### What is required
Repeat the material below word for word and leave out all pictures.

### Collected data
#####

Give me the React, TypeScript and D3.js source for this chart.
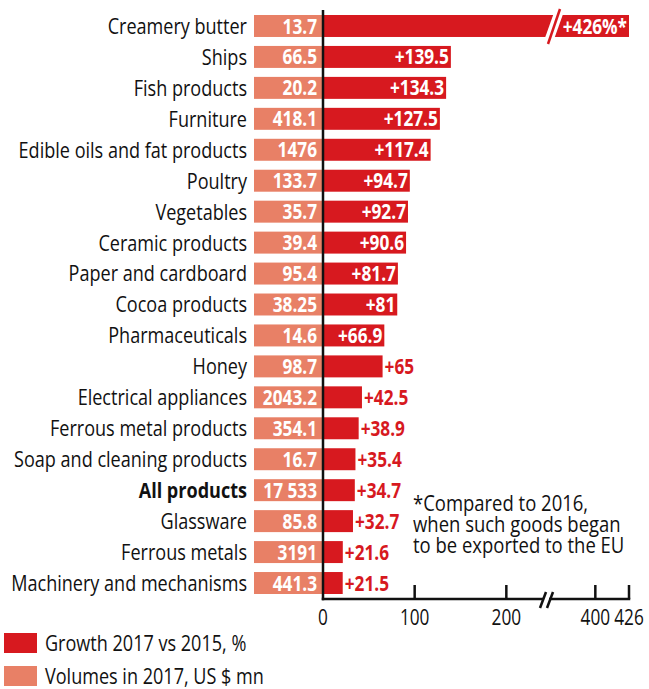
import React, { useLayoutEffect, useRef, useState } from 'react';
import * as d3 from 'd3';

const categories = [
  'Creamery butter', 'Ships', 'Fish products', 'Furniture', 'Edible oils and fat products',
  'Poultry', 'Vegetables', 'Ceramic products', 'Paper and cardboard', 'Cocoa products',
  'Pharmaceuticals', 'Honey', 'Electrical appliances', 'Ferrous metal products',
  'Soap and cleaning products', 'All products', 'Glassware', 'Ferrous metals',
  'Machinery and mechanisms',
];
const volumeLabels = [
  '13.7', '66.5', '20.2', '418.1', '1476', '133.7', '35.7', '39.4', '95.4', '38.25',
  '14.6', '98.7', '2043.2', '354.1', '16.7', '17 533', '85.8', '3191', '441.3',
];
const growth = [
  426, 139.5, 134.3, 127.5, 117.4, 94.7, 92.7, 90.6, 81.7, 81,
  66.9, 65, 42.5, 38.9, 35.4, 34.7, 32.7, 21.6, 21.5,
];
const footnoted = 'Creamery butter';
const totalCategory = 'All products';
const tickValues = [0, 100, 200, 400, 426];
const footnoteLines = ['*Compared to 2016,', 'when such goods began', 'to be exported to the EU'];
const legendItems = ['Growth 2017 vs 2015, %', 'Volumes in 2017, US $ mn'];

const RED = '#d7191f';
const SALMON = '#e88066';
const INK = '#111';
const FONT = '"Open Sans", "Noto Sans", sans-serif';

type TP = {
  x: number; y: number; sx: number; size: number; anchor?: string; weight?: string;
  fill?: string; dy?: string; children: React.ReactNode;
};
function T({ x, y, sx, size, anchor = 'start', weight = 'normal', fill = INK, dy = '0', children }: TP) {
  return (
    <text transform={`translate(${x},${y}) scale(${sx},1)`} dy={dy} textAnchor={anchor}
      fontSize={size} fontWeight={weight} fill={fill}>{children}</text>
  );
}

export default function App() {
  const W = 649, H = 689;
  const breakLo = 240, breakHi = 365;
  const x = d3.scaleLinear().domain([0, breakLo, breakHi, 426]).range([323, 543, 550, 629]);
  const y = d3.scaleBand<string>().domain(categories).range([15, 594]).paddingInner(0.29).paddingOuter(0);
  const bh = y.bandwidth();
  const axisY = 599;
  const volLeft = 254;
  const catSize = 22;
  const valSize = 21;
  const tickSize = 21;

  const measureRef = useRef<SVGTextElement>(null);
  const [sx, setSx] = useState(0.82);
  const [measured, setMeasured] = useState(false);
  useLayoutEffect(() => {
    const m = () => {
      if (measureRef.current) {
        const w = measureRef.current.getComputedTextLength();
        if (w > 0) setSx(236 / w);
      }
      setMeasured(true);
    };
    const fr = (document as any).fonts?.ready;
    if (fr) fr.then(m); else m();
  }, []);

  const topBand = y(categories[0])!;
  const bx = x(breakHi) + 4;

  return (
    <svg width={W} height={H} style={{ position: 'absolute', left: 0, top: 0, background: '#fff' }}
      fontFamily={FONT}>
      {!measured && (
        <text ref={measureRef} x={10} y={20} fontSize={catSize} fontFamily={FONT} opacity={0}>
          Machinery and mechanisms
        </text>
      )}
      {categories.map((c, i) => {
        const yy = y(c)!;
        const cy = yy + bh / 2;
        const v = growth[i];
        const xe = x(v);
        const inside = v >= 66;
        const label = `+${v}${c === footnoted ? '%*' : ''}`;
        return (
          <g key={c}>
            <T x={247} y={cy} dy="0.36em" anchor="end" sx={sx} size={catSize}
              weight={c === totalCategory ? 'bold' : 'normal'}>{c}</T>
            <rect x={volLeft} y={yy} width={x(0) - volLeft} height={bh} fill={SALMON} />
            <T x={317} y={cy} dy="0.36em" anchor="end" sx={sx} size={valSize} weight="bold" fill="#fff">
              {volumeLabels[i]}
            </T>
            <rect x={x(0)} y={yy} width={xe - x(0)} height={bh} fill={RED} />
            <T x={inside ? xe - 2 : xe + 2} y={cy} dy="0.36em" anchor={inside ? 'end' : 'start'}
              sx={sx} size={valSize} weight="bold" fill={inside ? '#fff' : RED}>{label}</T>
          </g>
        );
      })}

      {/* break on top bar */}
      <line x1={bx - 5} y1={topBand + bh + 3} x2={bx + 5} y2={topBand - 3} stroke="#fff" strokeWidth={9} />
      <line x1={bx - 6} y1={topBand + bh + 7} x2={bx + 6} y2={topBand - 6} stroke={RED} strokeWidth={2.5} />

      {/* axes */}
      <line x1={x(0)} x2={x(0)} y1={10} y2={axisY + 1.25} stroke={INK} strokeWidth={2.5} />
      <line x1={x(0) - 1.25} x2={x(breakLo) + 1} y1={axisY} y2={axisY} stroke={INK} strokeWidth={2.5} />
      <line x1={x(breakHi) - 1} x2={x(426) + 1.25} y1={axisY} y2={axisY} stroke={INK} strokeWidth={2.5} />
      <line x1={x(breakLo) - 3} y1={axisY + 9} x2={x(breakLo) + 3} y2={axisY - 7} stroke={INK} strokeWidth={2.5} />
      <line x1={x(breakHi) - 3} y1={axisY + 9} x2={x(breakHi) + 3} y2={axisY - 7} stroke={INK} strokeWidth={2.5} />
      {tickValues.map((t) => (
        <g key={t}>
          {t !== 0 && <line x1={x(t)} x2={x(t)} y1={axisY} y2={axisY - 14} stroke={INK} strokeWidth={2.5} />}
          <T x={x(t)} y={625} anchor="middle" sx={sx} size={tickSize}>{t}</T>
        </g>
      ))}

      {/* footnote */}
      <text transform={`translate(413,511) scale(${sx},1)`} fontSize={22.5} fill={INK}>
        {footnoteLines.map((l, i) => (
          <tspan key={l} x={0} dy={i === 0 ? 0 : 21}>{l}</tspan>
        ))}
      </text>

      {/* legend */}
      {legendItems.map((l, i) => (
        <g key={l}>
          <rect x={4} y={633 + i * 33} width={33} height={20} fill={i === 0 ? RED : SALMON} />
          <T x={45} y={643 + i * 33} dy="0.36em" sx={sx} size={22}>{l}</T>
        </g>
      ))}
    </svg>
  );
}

#####

### Solution to this problem
Give me the React, TypeScript and D3.js source for this chart.
import React, { useLayoutEffect, useRef, useState } from 'react';
import * as d3 from 'd3';

const categories = [
  'Creamery butter', 'Ships', 'Fish products', 'Furniture', 'Edible oils and fat products',
  'Poultry', 'Vegetables', 'Ceramic products', 'Paper and cardboard', 'Cocoa products',
  'Pharmaceuticals', 'Honey', 'Electrical appliances', 'Ferrous metal products',
  'Soap and cleaning products', 'All products', 'Glassware', 'Ferrous metals',
  'Machinery and mechanisms',
];
const volumeLabels = [
  '13.7', '66.5', '20.2', '418.1', '1476', '133.7', '35.7', '39.4', '95.4', '38.25',
  '14.6', '98.7', '2043.2', '354.1', '16.7', '17 533', '85.8', '3191', '441.3',
];
const growth = [
  426, 139.5, 134.3, 127.5, 117.4, 94.7, 92.7, 90.6, 81.7, 81,
  66.9, 65, 42.5, 38.9, 35.4, 34.7, 32.7, 21.6, 21.5,
];
const footnoted = 'Creamery butter';
const totalCategory = 'All products';
const tickValues = [0, 100, 200, 400, 426];
const footnoteLines = ['*Compared to 2016,', 'when such goods began', 'to be exported to the EU'];
const legendItems = ['Growth 2017 vs 2015, %', 'Volumes in 2017, US $ mn'];

const RED = '#d7191f';
const SALMON = '#e88066';
const INK = '#111';
const FONT = '"Open Sans", "Noto Sans", sans-serif';

type TP = {
  x: number; y: number; sx: number; size: number; anchor?: string; weight?: string;
  fill?: string; dy?: string; children: React.ReactNode;
};
function T({ x, y, sx, size, anchor = 'start', weight = 'normal', fill = INK, dy = '0', children }: TP) {
  return (
    <text transform={`translate(${x},${y}) scale(${sx},1)`} dy={dy} textAnchor={anchor}
      fontSize={size} fontWeight={weight} fill={fill}>{children}</text>
  );
}

export default function App() {
  const W = 649, H = 689;
  const breakLo = 240, breakHi = 365;
  const x = d3.scaleLinear().domain([0, breakLo, breakHi, 426]).range([323, 543, 550, 629]);
  const y = d3.scaleBand<string>().domain(categories).range([15, 594]).paddingInner(0.29).paddingOuter(0);
  const bh = y.bandwidth();
  const axisY = 599;
  const volLeft = 254;
  const catSize = 22;
  const valSize = 21;
  const tickSize = 21;

  const measureRef = useRef<SVGTextElement>(null);
  const [sx, setSx] = useState(0.82);
  const [measured, setMeasured] = useState(false);
  useLayoutEffect(() => {
    const m = () => {
      if (measureRef.current) {
        const w = measureRef.current.getComputedTextLength();
        if (w > 0) setSx(236 / w);
      }
      setMeasured(true);
    };
    const fr = (document as any).fonts?.ready;
    if (fr) fr.then(m); else m();
  }, []);

  const topBand = y(categories[0])!;
  const bx = x(breakHi) + 4;

  return (
    <svg width={W} height={H} style={{ position: 'absolute', left: 0, top: 0, background: '#fff' }}
      fontFamily={FONT}>
      {!measured && (
        <text ref={measureRef} x={10} y={20} fontSize={catSize} fontFamily={FONT} opacity={0}>
          Machinery and mechanisms
        </text>
      )}
      {categories.map((c, i) => {
        const yy = y(c)!;
        const cy = yy + bh / 2;
        const v = growth[i];
        const xe = x(v);
        const inside = v >= 66;
        const label = `+${v}${c === footnoted ? '%*' : ''}`;
        return (
          <g key={c}>
            <T x={247} y={cy} dy="0.36em" anchor="end" sx={sx} size={catSize}
              weight={c === totalCategory ? 'bold' : 'normal'}>{c}</T>
            <rect x={volLeft} y={yy} width={x(0) - volLeft} height={bh} fill={SALMON} />
            <T x={317} y={cy} dy="0.36em" anchor="end" sx={sx} size={valSize} weight="bold" fill="#fff">
              {volumeLabels[i]}
            </T>
            <rect x={x(0)} y={yy} width={xe - x(0)} height={bh} fill={RED} />
            <T x={inside ? xe - 2 : xe + 2} y={cy} dy="0.36em" anchor={inside ? 'end' : 'start'}
              sx={sx} size={valSize} weight="bold" fill={inside ? '#fff' : RED}>{label}</T>
          </g>
        );
      })}

      {/* break on top bar */}
      <line x1={bx - 5} y1={topBand + bh + 3} x2={bx + 5} y2={topBand - 3} stroke="#fff" strokeWidth={9} />
      <line x1={bx - 6} y1={topBand + bh + 7} x2={bx + 6} y2={topBand - 6} stroke={RED} strokeWidth={2.5} />

      {/* axes */}
      <line x1={x(0)} x2={x(0)} y1={10} y2={axisY + 1.25} stroke={INK} strokeWidth={2.5} />
      <line x1={x(0) - 1.25} x2={x(breakLo) + 1} y1={axisY} y2={axisY} stroke={INK} strokeWidth={2.5} />
      <line x1={x(breakHi) - 1} x2={x(426) + 1.25} y1={axisY} y2={axisY} stroke={INK} strokeWidth={2.5} />
      <line x1={x(breakLo) - 3} y1={axisY + 9} x2={x(breakLo) + 3} y2={axisY - 7} stroke={INK} strokeWidth={2.5} />
      <line x1={x(breakHi) - 3} y1={axisY + 9} x2={x(breakHi) + 3} y2={axisY - 7} stroke={INK} strokeWidth={2.5} />
      {tickValues.map((t) => (
        <g key={t}>
          {t !== 0 && <line x1={x(t)} x2={x(t)} y1={axisY} y2={axisY - 14} stroke={INK} strokeWidth={2.5} />}
          <T x={x(t)} y={625} anchor="middle" sx={sx} size={tickSize}>{t}</T>
        </g>
      ))}

      {/* footnote */}
      <text transform={`translate(413,511) scale(${sx},1)`} fontSize={22.5} fill={INK}>
        {footnoteLines.map((l, i) => (
          <tspan key={l} x={0} dy={i === 0 ? 0 : 21}>{l}</tspan>
        ))}
      </text>

      {/* legend */}
      {legendItems.map((l, i) => (
        <g key={l}>
          <rect x={4} y={633 + i * 33} width={33} height={20} fill={i === 0 ? RED : SALMON} />
          <T x={45} y={643 + i * 33} dy="0.36em" sx={sx} size={22}>{l}</T>
        </g>
      ))}
    </svg>
  );
}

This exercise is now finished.